As if to accentuate the surety of climate change’s impact as the cause for the recent Louisiana floods, world weather and climate researchers just revealed that July was the hottest month the world has endured since records began in 1880. This “new” record follows the past several months’ records that were each “the hottest month the world has endured” than the month before, and as Mr. Nye pointed out; that record global warming creates warmer ocean temperatures that guarantee more storms and greater risks of flooding. Nye’s prediction was joined by Bob Henson and Jeff Masters writing in the Weather Underground:
“Climate change has already been shown to increase the amounts of rain falling in the most intense events across many parts of the world, and extreme rainfall events like this week’s Louisiana storm are expected [to] grow increasingly common in the coming years.”
Climate scientists were, and have been, warning, to no avail, of the catastrophic effects of climate change and global warming for at least the past three decades. And yet despite the mountains of research and real-life evidence such as more extreme weather events, wildfires and historic droughts, Republicans still claim climate change is a liberal hoax.

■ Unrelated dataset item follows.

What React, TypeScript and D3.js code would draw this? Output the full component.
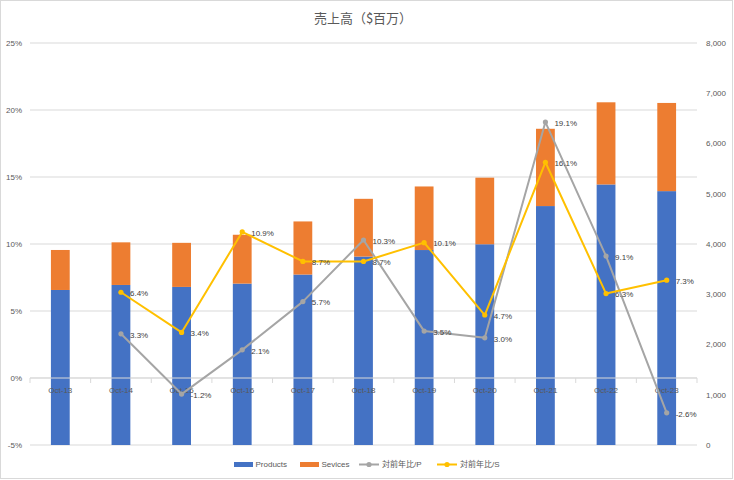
import React, { useEffect, useRef } from 'react';
import * as d3 from 'd3';

const categories = ['Oct-13', 'Oct-14', 'Oct-15', 'Oct-16', 'Oct-17', 'Oct-18', 'Oct-19', 'Oct-20', 'Oct-21', 'Oct-22', 'Oct-23'];
const products = [3085, 3185, 3146, 3212, 3392, 3750, 3880, 3995, 4755, 5185, 5052];
const services = [796, 848, 877, 972, 1057, 1149, 1265, 1325, 1538, 1635, 1755];
const yoyProducts: (number | null)[] = [null, 3.3, -1.2, 2.1, 5.7, 10.3, 3.5, 3.0, 19.1, 9.1, -2.6];
const yoyServices: (number | null)[] = [null, 6.4, 3.4, 10.9, 8.7, 8.7, 10.1, 4.7, 16.1, 6.3, 7.3];
const pctTicks = [-5, 0, 5, 10, 15, 20, 25];
const amountTicks = [0, 1000, 2000, 3000, 4000, 5000, 6000, 7000, 8000];

const FONT = "'Liberation Sans', Arial, 'Noto Sans CJK JP', sans-serif";
const TEXT = '#595959';
const GRID = '#D9D9D9';

const App: React.FC = () => {
  const svgRef = useRef<SVGSVGElement>(null);

  useEffect(() => {
    if (!svgRef.current) return;
    const svg = d3.select(svgRef.current);
    svg.selectAll('*').remove();

    const width = 734;
    const height = 480;
    const plot = { left: 30, right: 697, top: 43, bottom: 445 };

    const x = d3.scaleBand().domain(categories).range([plot.left, plot.right]).paddingInner(0.69).paddingOuter(0.345);
    const cx = (c: string) => (x(c) as number) + x.bandwidth() / 2;
    const yPct = d3.scaleLinear().domain([-5, 25]).range([plot.bottom, plot.top]);
    const yAmt = d3.scaleLinear().domain([0, 8000]).range([plot.bottom, plot.top]);

    // background + border
    svg.append('rect')
      .attr('x', 0.5).attr('y', 0.5)
      .attr('width', width - 2).attr('height', height - 2)
      .attr('fill', '#fff').attr('stroke', GRID);

    svg.append('text')
      .attr('x', 363).attr('y', 23)
      .attr('text-anchor', 'middle')
      .attr('font-family', "'Noto Sans CJK JP', sans-serif")
      .attr('font-size', 13)
      .attr('fill', TEXT)
      .text('売上高（$百万）');

    // gridlines (left axis)
    svg.append('g').selectAll('line')
      .data(pctTicks)
      .enter().append('line')
      .attr('x1', plot.left).attr('x2', plot.right)
      .attr('y1', d => yPct(d)).attr('y2', d => yPct(d))
      .attr('stroke', GRID).attr('stroke-width', 1);

    svg.append('g').selectAll('text')
      .data(pctTicks)
      .enter().append('text')
      .attr('x', 22).attr('y', d => yPct(d))
      .attr('dy', '0.35em')
      .attr('text-anchor', 'end')
      .attr('font-family', FONT).attr('font-size', 8).attr('fill', TEXT)
      .text(d => `${d}%`);

    svg.append('g').selectAll('text')
      .data(amountTicks)
      .enter().append('text')
      .attr('x', 706).attr('y', d => yAmt(d))
      .attr('dy', '0.35em')
      .attr('font-family', FONT).attr('font-size', 8).attr('fill', TEXT)
      .text(d => d3.format(',')(d));

    // stacked bars (right axis)
    const table = categories.map((c, i) => ({ cat: c, products: products[i], services: services[i] }));
    const stacked = d3.stack<any>().keys(['products', 'services'])(table);
    const barColors = ['#4472C4', '#ED7D31'];

    svg.append('g').selectAll('g')
      .data(stacked)
      .enter().append('g')
      .attr('fill', (_, i) => barColors[i])
      .selectAll('rect')
      .data(d => d)
      .enter().append('rect')
      .attr('x', d => x(d.data.cat) as number)
      .attr('width', x.bandwidth())
      .attr('y', d => yAmt(d[1]))
      .attr('height', d => yAmt(d[0]) - yAmt(d[1]));

    // category axis at 0%
    const axisY = yPct(0);
    svg.append('line')
      .attr('x1', plot.left).attr('x2', plot.right)
      .attr('y1', axisY).attr('y2', axisY)
      .attr('stroke', GRID);

    const step = x.step();
    svg.append('g').selectAll('line')
      .data(d3.range(categories.length + 1))
      .enter().append('line')
      .attr('x1', i => plot.left + i * step).attr('x2', i => plot.left + i * step)
      .attr('y1', axisY).attr('y2', axisY + 5)
      .attr('stroke', GRID);

    svg.append('g').selectAll('text')
      .data(categories)
      .enter().append('text')
      .attr('x', d => cx(d)).attr('y', axisY + 12)
      .attr('dy', '0.35em')
      .attr('text-anchor', 'middle')
      .attr('font-family', FONT).attr('font-size', 8).attr('fill', TEXT)
      .text(d => d);

    // growth lines (left axis)
    const series = [
      { values: yoyProducts, color: '#A5A5A5' },
      { values: yoyServices, color: '#FFC000' },
    ];

    const line = d3.line<[string, number | null]>()
      .defined(d => d[1] != null)
      .x(d => cx(d[0]))
      .y(d => yPct(d[1] as number));

    series.forEach(s => {
      const pts = categories.map((c, i) => [c, s.values[i]] as [string, number | null]);
      svg.append('path')
        .datum(pts)
        .attr('fill', 'none')
        .attr('stroke', s.color)
        .attr('stroke-width', 2)
        .attr('stroke-linejoin', 'round')
        .attr('d', line);

      const valid = pts.filter(p => p[1] != null);
      svg.append('g').selectAll('circle')
        .data(valid)
        .enter().append('circle')
        .attr('cx', d => cx(d[0]))
        .attr('cy', d => yPct(d[1] as number))
        .attr('r', 2.6)
        .attr('fill', s.color);
    });

    series.forEach(s => {
      const valid = categories.map((c, i) => [c, s.values[i]] as [string, number | null]).filter(p => p[1] != null);
      svg.append('g').selectAll('text')
        .data(valid)
        .enter().append('text')
        .attr('x', d => cx(d[0]) + 9)
        .attr('y', d => yPct(d[1] as number) + 1)
        .attr('dy', '0.35em')
        .attr('font-family', FONT).attr('font-size', 8).attr('fill', '#404040')
        .text(d => `${(d[1] as number).toFixed(1)}%`);
    });

    // legend
    const legendY = 464.5;
    const legend = svg.append('g').attr('font-family', FONT).attr('font-size', 8).attr('fill', TEXT);
    const barItems = [
      { label: 'Products', color: '#4472C4', x: 234 },
      { label: 'Sevices', color: '#ED7D31', x: 300 },
    ];
    barItems.forEach(it => {
      legend.append('rect')
        .attr('x', it.x).attr('y', legendY - 2.5)
        .attr('width', 19).attr('height', 5)
        .attr('fill', it.color);
      legend.append('text')
        .attr('x', it.x + 21.5).attr('y', legendY).attr('dy', '0.35em')
        .text(it.label);
    });
    const lineItems = [
      { label: '対前年比/P', color: '#A5A5A5', x: 359 },
      { label: '対前年比/S', color: '#FFC000', x: 437 },
    ];
    lineItems.forEach(it => {
      legend.append('line')
        .attr('x1', it.x).attr('x2', it.x + 20)
        .attr('y1', legendY).attr('y2', legendY)
        .attr('stroke', it.color).attr('stroke-width', 2);
      legend.append('circle')
        .attr('cx', it.x + 10).attr('cy', legendY).attr('r', 2.6)
        .attr('fill', it.color);
      legend.append('text')
        .attr('x', it.x + 23).attr('y', legendY).attr('dy', '0.35em')
        .text(it.label);
    });
  }, []);

  return (
    <div style={{ position: 'absolute', left: 0, top: 0 }}>
      <svg ref={svgRef} width={734} height={480} viewBox="0 0 734 480" style={{ display: 'block' }} />
    </div>
  );
};

export default App;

It’s a safe bet that the families of the dead in Louisiana and those 60-plus thousand who lost their homes don’t see the effects of climate change as a liberal hoax.
As mentioned above, it isn’t good form to politicize a monumental disaster, but in the midst of a general election campaign where one entire Party denies anything untoward is happening, there is no better time to make addressing climate change a major political issue, particularly in the typically Republican-dominated states that are being wracked by extreme weather-borne devastation.

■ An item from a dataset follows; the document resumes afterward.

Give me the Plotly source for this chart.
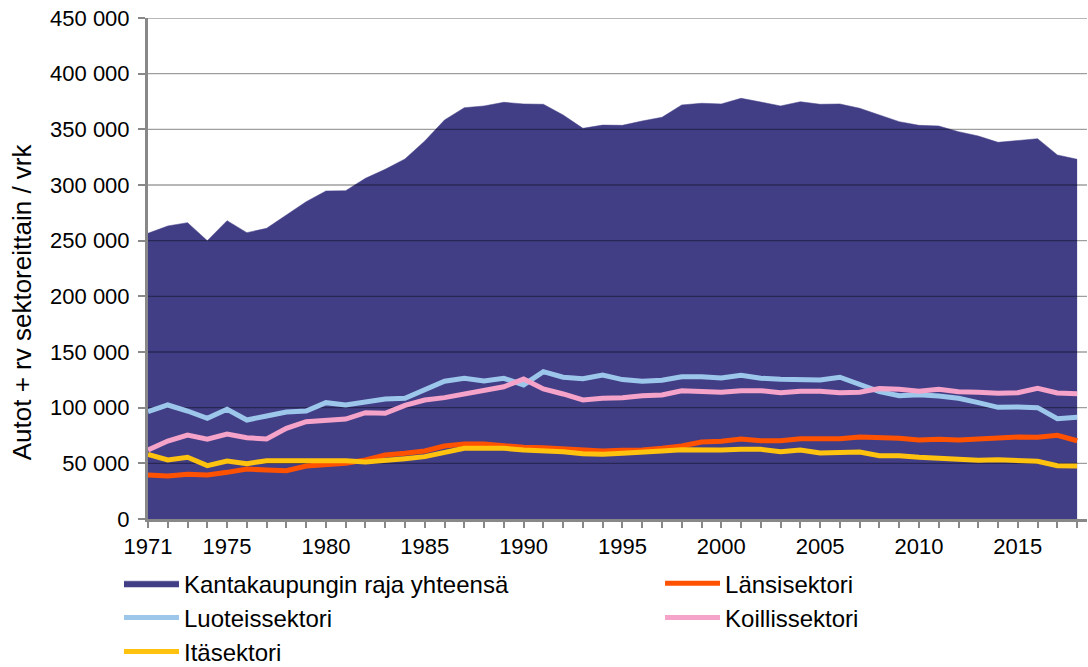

Of course climate change is not a sexy campaign issue like railing against building a “fabulous wall” or barring Muslims and Hispanics entrance to America or detonating nuclear devices over populated areas to “destroy ISIS,” but it is an issue that the entire nation is aware of right now whether they know it or not. Democrats have another stellar opportunity to bring the issue to the fore while some of the country’s attention is on the plight of the flood victims in Louisiana.
There is little doubt that when Congress is pressed to provide emergency disaster relief for Louisiana residents, Republicans will resist as is their wont. When that time arrives, and it certainly will, that is the opportunity for Democrats at the national, state and regional level to remind recalcitrant Republicans that climate change is not only destroying lives, businesses and homes; it is costing the nation in emergency disaster aid with every new extreme weather event. And, they must emphasize to Republicans that they are having to allot more money to cover damages from extreme events that are becoming more common with each month that temperature records are shattered due to climate change, something even the most uncompromising Republicans can hardly deny and still maintain even a pretense of being intelligent.